About 150 people are involved in the central Arkansas chapter of the songwriters association, Crow says. That includes songwriters he describes as “current, past, lapsed members and future members.”

First Mondays at Khalil’s are patterned after the Bluebird Cafe in Nashville, “a place where people come to listen to the song and not each other.”

A dozen to 20 people typically come to workshops every second Saturday at Second Presbyterian Church in west Little Rock. Sometimes there are only a handful.

“We have a core group who always come. The rest of them float in and out.”

“The only requirement is they want to be a songwriter. Our job is to help people get better, and as a group provide mutual support. It’s comforting to know it’s not just you who hears those voices.”

Members learn about the music business, hone their craft, and make acquaintances who may someday open doors.

“You have to understand the territory, make friends and associations,” Crow says. “It’s a complex thing. Lightning doesn’t strike very often.”

At the workshops, he says, songwriters “have to be willing to hear objective criticism without getting defensive.”

Regional chapters generate enthusiasm for songwriters while keeping them realistic, he says. “Songwriting is satisfying personally, but you may never make a dime.”

Given the Nashville origin, it’s not a surprise that 50 percent of the songwriters write country. But there are also gospel, folk, Christian and standards. “One guy did a country-rap song,” Crow says.

Whatever the genre, there’s a process. What comes first, music, or lyrics?

For Crow, it’s the lyrics. For guitar players, “they noodle around, find a phrase they like and go from there.”

Some songwriters tackle music and lyrics. Others are encouraged to find a partner whose strengths complement theirs.

Whatever the path, “there’s an element of mystery that’s not explainable,” Crow says. “No one really knows the well this is drawn from.”

Neither is songwriting romantic. “Like any other creative process, it’s a lot of hard work.” Beware the second verse wall. “Everyone has a notebook full of partially written songs.”

“You have to go to a private imaginary place to create a frame of mind to write the song,” he adds. “It’s almost inexplicable, and it’s very personal.”

It’s the second Saturday at Second Presbyterian Church, and seven songwriters are on hand to discuss the month’s topic: “Hooks, Lines and Stinkers.”

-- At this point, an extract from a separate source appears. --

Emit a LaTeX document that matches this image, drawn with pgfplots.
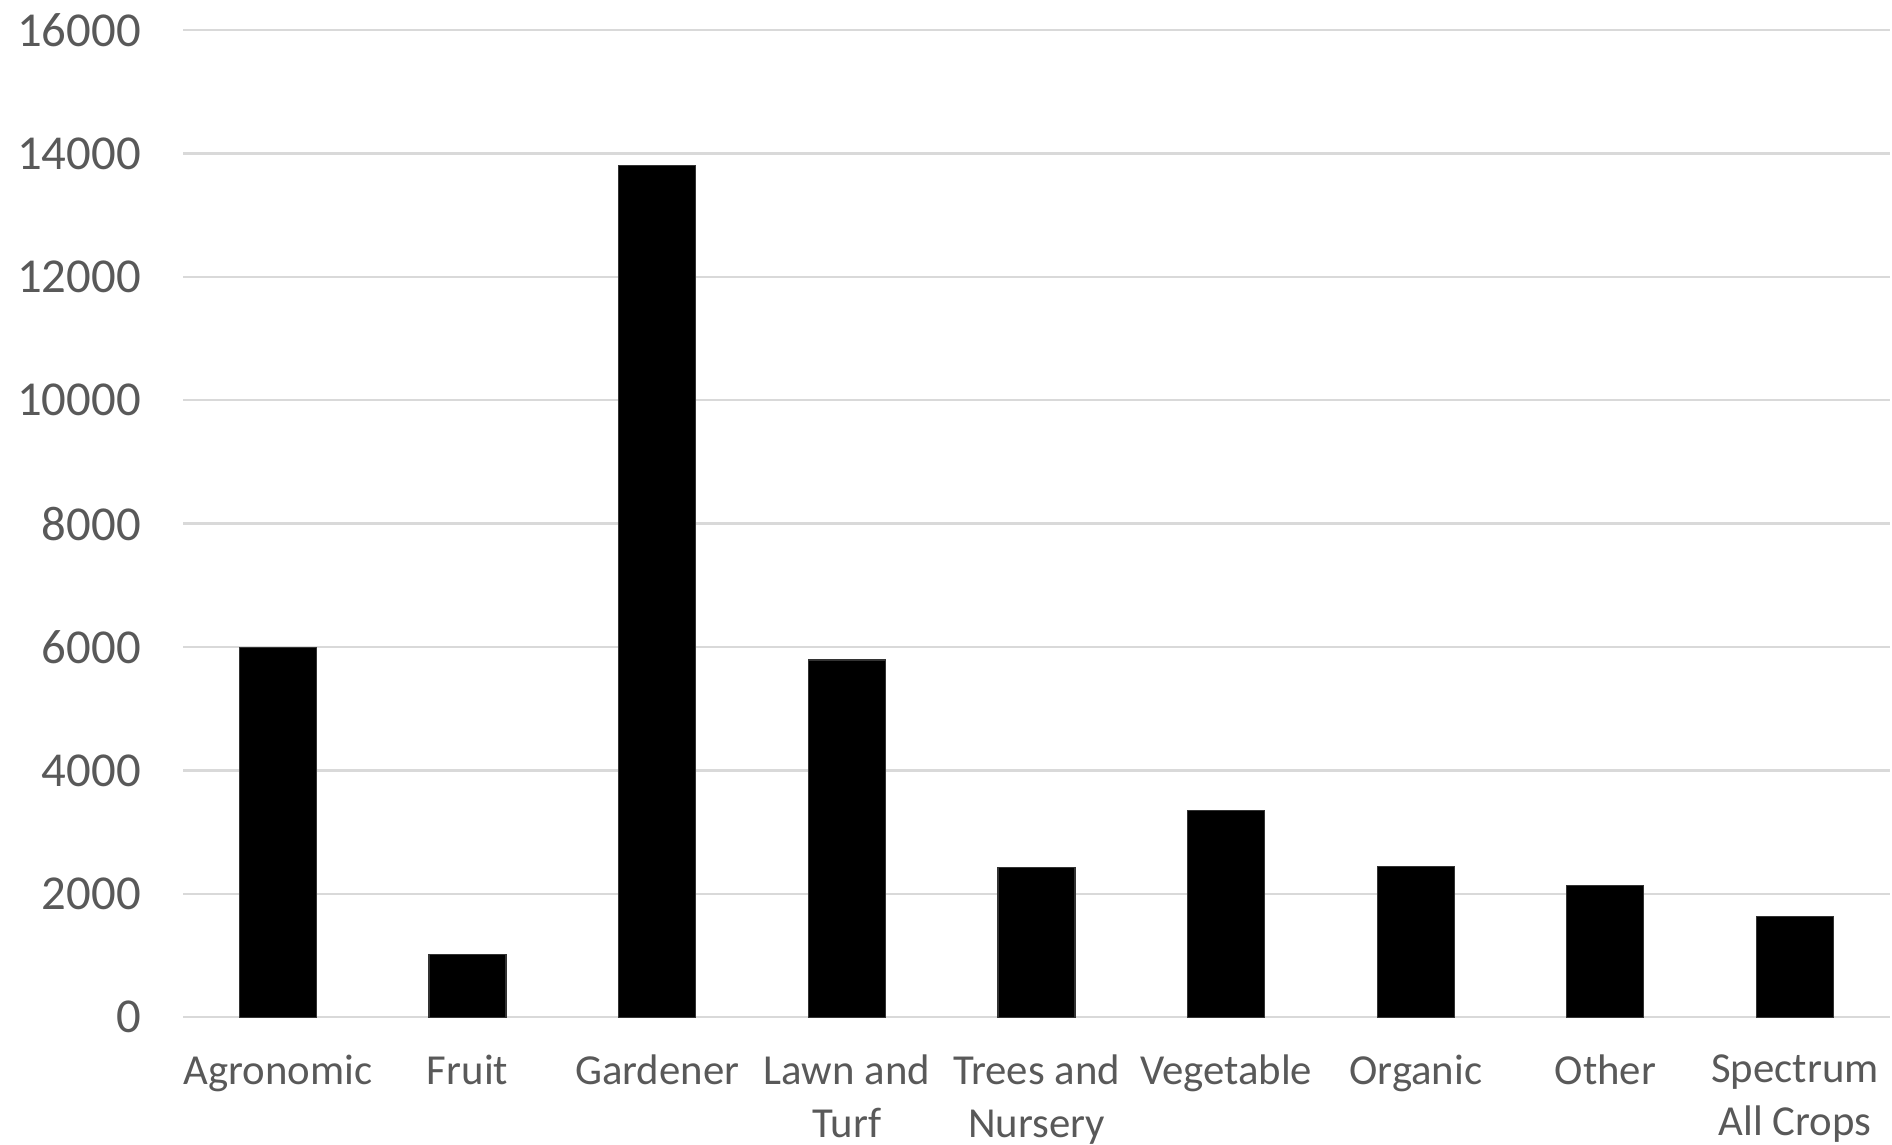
\documentclass[border=0pt]{standalone}
\usepackage{pgfplots}
\pgfplotsset{compat=1.18}
\usepackage{fontspec}
\setmainfont{Carlito}
\definecolor{txtc}{HTML}{595959}
\definecolor{gridc}{HTML}{D9D9D9}
\begin{document}
\begin{tikzpicture}
\begin{axis}[
  scale only axis,
  width=427pt, height=247pt,
  ybar, bar width=0.406,
  xmin=-0.5, xmax=8.5,
  ymin=0, ymax=16000,
  ytick={0,2000,...,16000},
  xtick=data,
  xticklabels={Agronomic,Fruit,Gardener,Lawn and\\Turf,Trees and\\Nursery,Vegetable,Organic,Other,Spectrum\\All Crops},
  xticklabel style={align=center, text=txtc, inner ysep=0pt, yshift=-9.3pt, font=\fontsize{10.7}{13.1}\selectfont},
  yticklabel style={text=txtc, inner xsep=4.3pt, xshift=-6.1pt, font=\fontsize{12.2}{14}\selectfont},
  /pgf/number format/assume math mode=true,
  /pgf/number format/1000 sep={},
  scaled y ticks=false,
  major tick length=0pt,
  xmajorgrids=false,
  ymajorgrids=true,
  grid style={draw=gridc, line width=0.6pt},
  axis line style={draw=none},
  tick style={draw=none},
]
\addplot[fill=black, draw=black!80, line width=0.3pt] coordinates {
(0,5990) (1,1020) (2,13800) (3,5790) (4,2420) (5,3350) (6,2440) (7,2130) (8,1630)};
\end{axis}
\end{tikzpicture}
\end{document}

A hook is what catches the ear, and stays there. It’s something repeated in a song, or something memorable, either lyrical or musical. Country music has plenty of hooks — “He stopped loving her today.” “Hello, walls.” “If you’ve got the money, honey.” But so do rock and pop. After all, she loves you. Yeah. Yeah. Yeah.

Crow leads the discussion and plays selections from country songwriters who’ve scaled the Nashville mountain: Delbert McClinton and Gary Nicholson (“Squeeze Me In”), Craig Carothers and Randy Sharp (“Surprise, Surprise”) and Paul Anka.

Paul Anka?

Yes, emphatically, for his 1958 song, “It Doesn’t Matter Anymore,” made famous by Buddy Holly and rejuvenated by Linda Ronstadt.

“And you won’t matter anymore ...” — a lyrical hook for the ages.

“The most successful songs,” Crow points out to the group, “have a universal message.”

The seven songwriters are regular folks. A construction worker. A student. A retiree. They are Danny Powell of Bryant, John Dison of Hampton, Betty Walker of Benton, Ferrel James of Toad Suck, Jim Pollock of Conway, Matthew Karpoff of Roland and Charley Sandage of Mountain View.

Pollock has a song written and ready to sing. As fits a man with a wife and three daughters, it’s about how little girls and women always get their way.

“Our lives are in songs,” Crow says. “We just have to be alert to the possibilities.”

Pollock shares copies of the lyrics, sings, and the group gives him feedback. Songwriters shouldn’t have thin skins.

Pollock was an active member of the songwriters association in another state some years ago. This is his first meeting in Little Rock. Marriage and family sidetracked his music but he’s back.

“You never lose the love or the passion for writing songs,” he says.